Now, from those who traversed the entire report and stayed awake to tell the tale, the real story is rolling in. Fox News came out Wednesday with an excellent account from George Russell, who has been all over this story from the beginning. Another account here.

Not only did the UNDP funnel millions in hard cash to Kim Jong Il’s regime, buy and ship into North Korea scores of dual-use items potentially helpful to Kim’s weapons programs, store counterfeit $100 bills in its office safe and savage the whistleblower who tipped off the U.S. to this UN version of “development.” In the long unfolding of the Cash-for-Kim saga, with its many subplots, it has become clear that the UNDP is a willing consort of rogue regimes, catering to their whims and — if confronted — wrapping itself in UN privilege and immunity. “Closure” –? Shades of Kofi Annan on Oil-for-Food: “If there was a scandal… .”  

Last month, when Condi Rice signed a memorandum of understanding with the Saudi foreign minister saying that America would help Saudi Arabia develop a nuclear program, I noted 15 reasons why this was a bad idea. In today’s Wall Street Journal, Rep. Ed Markey lists some more. In case you haven’t seen the MOU, here’s a copy, complete with a statement about addressing “the growing energy needs” in both countries, and the intention of America “to ensure reliable fuel supply for the Kingdom of Saudi Arabia” — nuclear fuel that is (assuming there’s room to cram it in between oil wells).

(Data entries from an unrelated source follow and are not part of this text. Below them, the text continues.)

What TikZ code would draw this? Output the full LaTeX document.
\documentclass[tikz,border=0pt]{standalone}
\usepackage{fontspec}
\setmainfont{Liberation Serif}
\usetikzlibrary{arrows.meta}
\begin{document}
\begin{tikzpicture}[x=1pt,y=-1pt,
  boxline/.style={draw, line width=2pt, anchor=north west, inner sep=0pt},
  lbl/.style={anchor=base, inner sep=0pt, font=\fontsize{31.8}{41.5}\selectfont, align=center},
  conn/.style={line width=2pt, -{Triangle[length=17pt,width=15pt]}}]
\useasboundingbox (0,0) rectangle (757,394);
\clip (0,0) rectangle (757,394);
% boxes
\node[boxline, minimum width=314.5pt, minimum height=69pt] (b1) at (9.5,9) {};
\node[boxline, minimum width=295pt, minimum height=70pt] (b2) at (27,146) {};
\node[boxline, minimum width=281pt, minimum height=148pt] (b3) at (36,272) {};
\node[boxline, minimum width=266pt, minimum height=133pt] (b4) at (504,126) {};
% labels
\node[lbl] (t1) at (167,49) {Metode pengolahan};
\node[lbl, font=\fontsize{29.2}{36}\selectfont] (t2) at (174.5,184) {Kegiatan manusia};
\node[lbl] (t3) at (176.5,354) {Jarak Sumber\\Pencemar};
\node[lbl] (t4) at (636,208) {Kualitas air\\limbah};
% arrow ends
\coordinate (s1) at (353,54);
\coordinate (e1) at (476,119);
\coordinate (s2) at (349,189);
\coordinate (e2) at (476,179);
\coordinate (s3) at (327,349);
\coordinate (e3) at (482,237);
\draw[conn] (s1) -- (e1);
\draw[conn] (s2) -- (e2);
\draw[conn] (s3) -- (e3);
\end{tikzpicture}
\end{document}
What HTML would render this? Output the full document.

The MOU is signed by Saudi Foreign Minister Saud Al Faisal Bin Abdulaziz Al-Saud, who along with Condi assures us that this is all leading to “development of the Kingdom of Saudi Arabia’s civilian nuclear energy use in a manner that contributes to global efforts to prevent nuclear proliferation.” He’s the same foreign minister who in this 2003 article translated by MEMRI (scroll down to June 23rd) assured us that now that Saudi Arabia has controls on its charities, “the possibility of these money (sic) reaching any illegal organization is non-existent.” (Good to know).

There are also provisions in the MOU for “exchange of scientific and technical information and documentation” and “exchange and training of personnel.” We can thank Condi, then, when Saudi nuclear experts visit our shores to share their expertise and impart the results of their skills?

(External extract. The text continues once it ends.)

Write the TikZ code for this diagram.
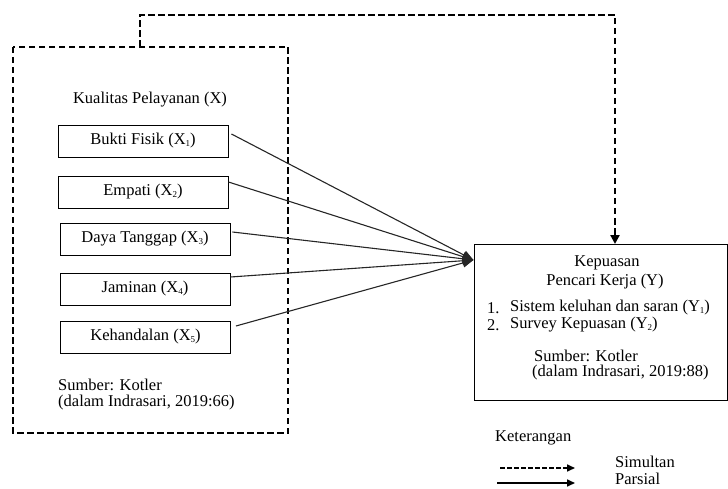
\documentclass[tikz,border=0pt]{standalone}
\usepackage{fontspec}
\setmainfont{Liberation Serif}
\usetikzlibrary{arrows.meta,calc}
\newcommand{\sbs}[1]{\raisebox{-0.2ex}{\fontsize{9}{10}\selectfont #1}}
\begin{document}
\begin{tikzpicture}[x=1pt,y=-1pt,
  txt/.style={inner sep=0pt,font=\fontsize{16.5}{19}\selectfont},
  varbox/.style={draw,line width=0.9pt,minimum width=170pt,minimum height=32pt,inner sep=0pt,font=\fontsize{16.5}{19}\selectfont},
  simline/.style={line width=2.2pt,dash pattern=on 6.5pt off 3.5pt},
  parline/.style={line width=1.1pt,draw=black!85},
  tip/.style={-{Triangle[length=11pt,width=9pt]}}
]
\useasboundingbox (0,0) rectangle (728,489);
% dashed group box
\draw[simline] (13,47) rectangle (288,433);
\node[txt] (title) at (150,100) {Kualitas Pelayanan (X)};
\node[varbox] (b1) at (143,141) {Bukti Fisik (X\sbs{1})};
\node[varbox] (b2) at (143,192) {Empati (X\sbs{2})};
\node[varbox] (b3) at (145,239) {Daya Tanggap (X\sbs{3})};
\node[varbox] (b4) at (145,289) {Jaminan (X\sbs{4})};
\node[varbox] (b5) at (145.5,337) {Kehandalan (X\sbs{5})};
\node[txt,anchor=west] (s1) at (58,385) {Sumber: Kotler};
\node[txt,anchor=west] (s2) at (58,402.5) {(dalam Indrasari, 2019:66)};
% Y box
\node[draw,line width=0.9pt,minimum width=253pt,minimum height=156pt,inner sep=0pt,anchor=north west] (y) at (473.5,244) {};
\node[txt] (y1) at (607,262.5) {Kepuasan};
\node[txt] (y2) at (605,281.5) {Pencari Kerja (Y)};
\node[txt,anchor=west] (l1n) at (487,308) {1.};
\node[txt,anchor=west] (l1) at (510,308) {Sistem keluhan dan saran (Y\sbs{1})};
\node[txt,anchor=west] (l2n) at (487,325) {2.};
\node[txt,anchor=west] (l2) at (510,325) {Survey Kepuasan (Y\sbs{2})};
\node[txt,anchor=west] (ys1) at (534,356) {Sumber: Kotler};
\node[txt,anchor=west] (ys2) at (532,373) {(dalam Indrasari, 2019:88)};
% convergence point
\coordinate (conv) at (y.north west |- 0,260);
\draw[parline,tip] ($(b1.east)+(3,-7)$) -- (conv);
\draw[parline,tip] ($(b2.east)+(0,-10)$) -- (conv);
\draw[parline,tip] ($(b3.east)+(2,-7)$) -- (conv);
\draw[parline,tip] ($(b4.east)+(0,-12)$) -- (conv);
\draw[parline,tip] ($(b5.east)+(5,-11)$) -- (conv);
% simultaneous arrow
\coordinate (up) at (140,15);
\draw[simline,-{Triangle[length=9pt,width=9pt]}] (140,47) -- (up) -- (615,15) -- (615 ,244);
% legend
\node[txt,anchor=west] (ket) at (495,438) {Keterangan};
\coordinate (ld1) at (500,468);
\coordinate (ld2) at (575,468);
\coordinate (lp1) at (497,483);
\coordinate (lp2) at (575,483);
\draw[line width=1.6pt,dash pattern=on 4.5pt off 2.5pt,-{Triangle[length=8pt,width=7pt]}] (ld1) -- (ld2);
\draw[line width=1.6pt,-{Triangle[length=8pt,width=7pt]}] (lp1) -- (lp2);
\node[txt,anchor=west] (sim) at (615,462) {Simultan};
\node[txt,anchor=west] (par) at (615,479) {Parsial};
\end{tikzpicture}
\end{document}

Does Anyone See a Problem Here?

June 6th, 2008 - 11:09 pm

It’s been a busy fortnight at the UN.

In response to the latest allegations of peacekeeper rape, in Haiti, Sudan and Cote d’Ivoire, a UN spokesman explained that the UN’s “zero tolerance” policy of such stuff is unrealistic – or, to put that in plainer English, if you want UN blue helmets, you’d better be ready to accept child rape as part of the package. In Rome, a UN food summit became a portal for appearances by Iran’s Mahmushroom-cloud Ahmadinejad (whose country is in nose-thumbing violation of three UN resolutions on its nuclear program, and who seized the chance to grandstand yet again about his desire for the destruction of Israel) and Zimbabwe’s Robert Mugabe (Father of Famine in his own country), who was able to flout an EU travel ban thanks to the UN welcome wagon.

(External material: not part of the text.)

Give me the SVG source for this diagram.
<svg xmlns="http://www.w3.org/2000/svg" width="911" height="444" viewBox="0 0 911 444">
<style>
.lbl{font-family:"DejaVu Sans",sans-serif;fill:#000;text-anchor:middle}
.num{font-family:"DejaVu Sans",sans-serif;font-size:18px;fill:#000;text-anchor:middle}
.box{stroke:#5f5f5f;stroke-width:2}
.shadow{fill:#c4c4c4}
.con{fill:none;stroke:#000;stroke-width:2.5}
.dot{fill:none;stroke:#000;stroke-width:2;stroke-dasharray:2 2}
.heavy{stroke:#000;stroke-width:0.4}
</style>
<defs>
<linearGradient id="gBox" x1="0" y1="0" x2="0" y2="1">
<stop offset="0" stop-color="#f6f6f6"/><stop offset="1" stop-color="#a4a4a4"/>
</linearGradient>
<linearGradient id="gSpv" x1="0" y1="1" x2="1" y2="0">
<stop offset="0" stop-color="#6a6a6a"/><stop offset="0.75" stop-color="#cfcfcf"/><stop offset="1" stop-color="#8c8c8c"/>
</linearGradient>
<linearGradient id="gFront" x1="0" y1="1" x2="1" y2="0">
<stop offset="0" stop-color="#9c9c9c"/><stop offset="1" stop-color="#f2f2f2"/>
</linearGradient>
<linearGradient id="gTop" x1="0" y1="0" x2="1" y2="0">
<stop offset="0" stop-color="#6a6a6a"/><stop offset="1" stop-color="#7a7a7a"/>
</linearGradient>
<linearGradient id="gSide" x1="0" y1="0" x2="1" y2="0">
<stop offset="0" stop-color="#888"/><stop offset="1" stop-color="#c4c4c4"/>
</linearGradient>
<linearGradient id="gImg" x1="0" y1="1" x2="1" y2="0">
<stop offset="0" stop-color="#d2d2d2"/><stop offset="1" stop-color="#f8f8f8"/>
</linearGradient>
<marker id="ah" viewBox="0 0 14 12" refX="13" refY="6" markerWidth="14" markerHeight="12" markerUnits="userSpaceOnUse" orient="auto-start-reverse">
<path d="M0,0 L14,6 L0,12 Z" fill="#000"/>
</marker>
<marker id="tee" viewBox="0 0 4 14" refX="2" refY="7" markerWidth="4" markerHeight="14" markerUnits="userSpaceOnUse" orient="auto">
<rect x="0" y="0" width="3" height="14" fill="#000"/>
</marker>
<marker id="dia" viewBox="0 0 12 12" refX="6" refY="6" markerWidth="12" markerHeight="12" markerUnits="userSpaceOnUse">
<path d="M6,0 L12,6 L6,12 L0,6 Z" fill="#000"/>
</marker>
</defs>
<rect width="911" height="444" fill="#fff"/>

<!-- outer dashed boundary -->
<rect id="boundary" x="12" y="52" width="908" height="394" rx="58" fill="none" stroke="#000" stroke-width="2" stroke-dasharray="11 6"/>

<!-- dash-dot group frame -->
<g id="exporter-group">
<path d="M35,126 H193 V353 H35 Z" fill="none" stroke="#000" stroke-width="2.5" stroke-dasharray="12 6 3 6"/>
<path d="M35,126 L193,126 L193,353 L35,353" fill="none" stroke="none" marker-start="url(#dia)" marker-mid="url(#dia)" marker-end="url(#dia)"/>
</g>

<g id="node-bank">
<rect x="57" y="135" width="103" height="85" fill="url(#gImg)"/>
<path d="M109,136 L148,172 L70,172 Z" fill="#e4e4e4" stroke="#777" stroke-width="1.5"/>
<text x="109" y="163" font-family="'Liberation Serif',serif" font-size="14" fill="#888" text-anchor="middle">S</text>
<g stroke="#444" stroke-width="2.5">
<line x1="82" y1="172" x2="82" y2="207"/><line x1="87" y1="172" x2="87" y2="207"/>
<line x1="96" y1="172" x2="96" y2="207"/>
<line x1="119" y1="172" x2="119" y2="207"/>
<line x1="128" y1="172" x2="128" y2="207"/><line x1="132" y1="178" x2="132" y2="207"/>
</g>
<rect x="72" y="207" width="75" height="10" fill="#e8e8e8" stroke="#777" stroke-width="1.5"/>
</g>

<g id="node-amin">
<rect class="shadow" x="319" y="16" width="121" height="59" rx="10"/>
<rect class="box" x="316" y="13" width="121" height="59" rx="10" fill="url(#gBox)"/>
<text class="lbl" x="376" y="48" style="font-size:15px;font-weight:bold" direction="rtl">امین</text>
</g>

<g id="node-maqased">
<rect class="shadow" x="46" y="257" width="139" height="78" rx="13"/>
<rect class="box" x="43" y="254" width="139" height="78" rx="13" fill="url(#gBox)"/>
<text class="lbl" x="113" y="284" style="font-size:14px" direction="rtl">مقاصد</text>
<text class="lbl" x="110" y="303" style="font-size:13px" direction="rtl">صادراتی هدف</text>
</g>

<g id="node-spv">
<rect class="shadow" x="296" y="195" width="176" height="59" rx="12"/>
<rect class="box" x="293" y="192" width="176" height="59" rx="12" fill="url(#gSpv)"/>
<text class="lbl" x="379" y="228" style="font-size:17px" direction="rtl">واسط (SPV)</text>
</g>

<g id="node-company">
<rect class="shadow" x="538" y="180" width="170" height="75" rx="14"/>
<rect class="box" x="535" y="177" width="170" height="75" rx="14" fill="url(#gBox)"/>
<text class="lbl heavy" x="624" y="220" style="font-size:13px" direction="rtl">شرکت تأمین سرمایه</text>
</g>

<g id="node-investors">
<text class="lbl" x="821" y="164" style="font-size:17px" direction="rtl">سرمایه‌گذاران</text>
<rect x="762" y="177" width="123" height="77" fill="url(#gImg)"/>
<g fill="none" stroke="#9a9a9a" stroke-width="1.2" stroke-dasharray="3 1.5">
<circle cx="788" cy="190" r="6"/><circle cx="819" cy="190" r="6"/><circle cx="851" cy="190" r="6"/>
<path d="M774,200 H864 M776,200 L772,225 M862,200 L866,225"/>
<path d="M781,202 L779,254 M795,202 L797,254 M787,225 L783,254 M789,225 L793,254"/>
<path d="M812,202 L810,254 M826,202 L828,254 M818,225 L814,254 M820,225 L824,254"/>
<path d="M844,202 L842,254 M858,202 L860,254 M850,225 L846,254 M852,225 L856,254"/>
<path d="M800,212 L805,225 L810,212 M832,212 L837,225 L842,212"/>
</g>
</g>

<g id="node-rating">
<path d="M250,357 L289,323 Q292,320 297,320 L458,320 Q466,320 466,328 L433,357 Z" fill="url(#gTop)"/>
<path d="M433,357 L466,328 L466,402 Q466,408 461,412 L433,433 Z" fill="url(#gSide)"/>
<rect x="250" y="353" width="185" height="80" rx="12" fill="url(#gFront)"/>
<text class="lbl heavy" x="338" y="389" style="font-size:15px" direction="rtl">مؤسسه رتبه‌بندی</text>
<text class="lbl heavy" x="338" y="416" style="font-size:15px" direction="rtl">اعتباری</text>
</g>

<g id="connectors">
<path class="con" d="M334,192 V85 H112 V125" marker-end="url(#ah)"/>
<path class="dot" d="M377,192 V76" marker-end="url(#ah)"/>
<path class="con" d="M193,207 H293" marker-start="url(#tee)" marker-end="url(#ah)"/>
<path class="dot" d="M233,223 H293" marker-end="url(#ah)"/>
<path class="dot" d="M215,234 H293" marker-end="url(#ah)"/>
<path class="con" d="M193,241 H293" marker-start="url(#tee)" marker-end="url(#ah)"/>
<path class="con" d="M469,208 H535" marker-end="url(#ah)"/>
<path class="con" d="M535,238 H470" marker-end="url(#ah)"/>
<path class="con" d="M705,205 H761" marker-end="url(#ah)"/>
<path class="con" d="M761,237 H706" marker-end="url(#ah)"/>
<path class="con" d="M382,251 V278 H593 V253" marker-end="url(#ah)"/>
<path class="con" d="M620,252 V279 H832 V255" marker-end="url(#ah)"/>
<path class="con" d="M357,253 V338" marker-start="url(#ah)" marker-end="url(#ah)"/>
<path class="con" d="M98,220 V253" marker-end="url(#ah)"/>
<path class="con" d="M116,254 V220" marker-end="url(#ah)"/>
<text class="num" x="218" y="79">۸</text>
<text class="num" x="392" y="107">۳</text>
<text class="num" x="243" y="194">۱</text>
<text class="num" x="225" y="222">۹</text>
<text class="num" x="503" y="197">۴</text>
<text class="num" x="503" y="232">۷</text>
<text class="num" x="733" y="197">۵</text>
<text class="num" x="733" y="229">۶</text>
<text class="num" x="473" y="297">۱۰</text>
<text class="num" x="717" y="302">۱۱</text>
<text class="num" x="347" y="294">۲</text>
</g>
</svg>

In New York, the UN Development Program –flagship agency of the UN – spun as an exoneration of its Cash-for-Kim activities in North Korea a much-delayed report which in fact details a host of ways in which the UNDP lends itself as a vehicle for exploitation by rogue states. Also in New York, the UN General Assembly, by acclamation, chose as its next president a former foreign minister of the brutal Soviet-lovin’ Sandinista era in Nicaragua, winner of the 1985 Lenin Prize, Miguel D’Escoto Brockman, with the monk-murdering regime of Burma to hold one of the 21 vice-presidential slots. In what sounds like a parody of UN-speak, Ban Ki-Moon’s deputy, Asha-Rose Migiro, welcomed d’Escoto’s “election,” saying that his “long and varied career” would — as paraphrased by the UN News Centre — “serve him well at the UN.” And, as the UN launches a $1.9 billion renovation of the New York headquarters from which it runs this ever-expanding empire, the NY City Controller was trying to collect millions in back-rent he says the UN Development Corporation has refused to pay.

This is the UN after what Ban Ki-Moon advertised as the new era of responsibility and transparency, after what Kofi Annan advertised as the sweeping reforms of 2005-2006, which followed the reforms of 2002, which followed the sweeping reforms of 1997. Which followed, well, you get the idea … does anyone see a problem here?

UNDP Crash-for-Spin Program

June 3rd, 2008 - 8:28 am

That hush around the UN yesterday morning was the press presumably speed-reading at the rate of about 175-pages per hour the 353-page UNDP-commissioned, UNDP-presented report reviewing the UNDP program for North Korea, which was shuttered last year after it made headlines with the Cash-for-Kim scandal (Kim, as in Kim Jong Il). Having given the press all of about two hours to absorb and digest the entire contents — in which the worst news, per UN tradition, was somehow buried deep in the report — the head of the UNDP, Kemal Dervis, appeared at 11 A.M. Monday at the UN briefing podium to handle questions, or dictate headlines, or however one cares to describe it.

Shouldn’t the investigators themselves have presented the report and taken questions? Nope. This is the UN. The trio who led the investigation, explained Dervis, prefer not to answer questions until the report has been presented to the UNDP Executive Board, due to meet later this month, not in NY (where the UNDP has its headquarters), but in Geneva.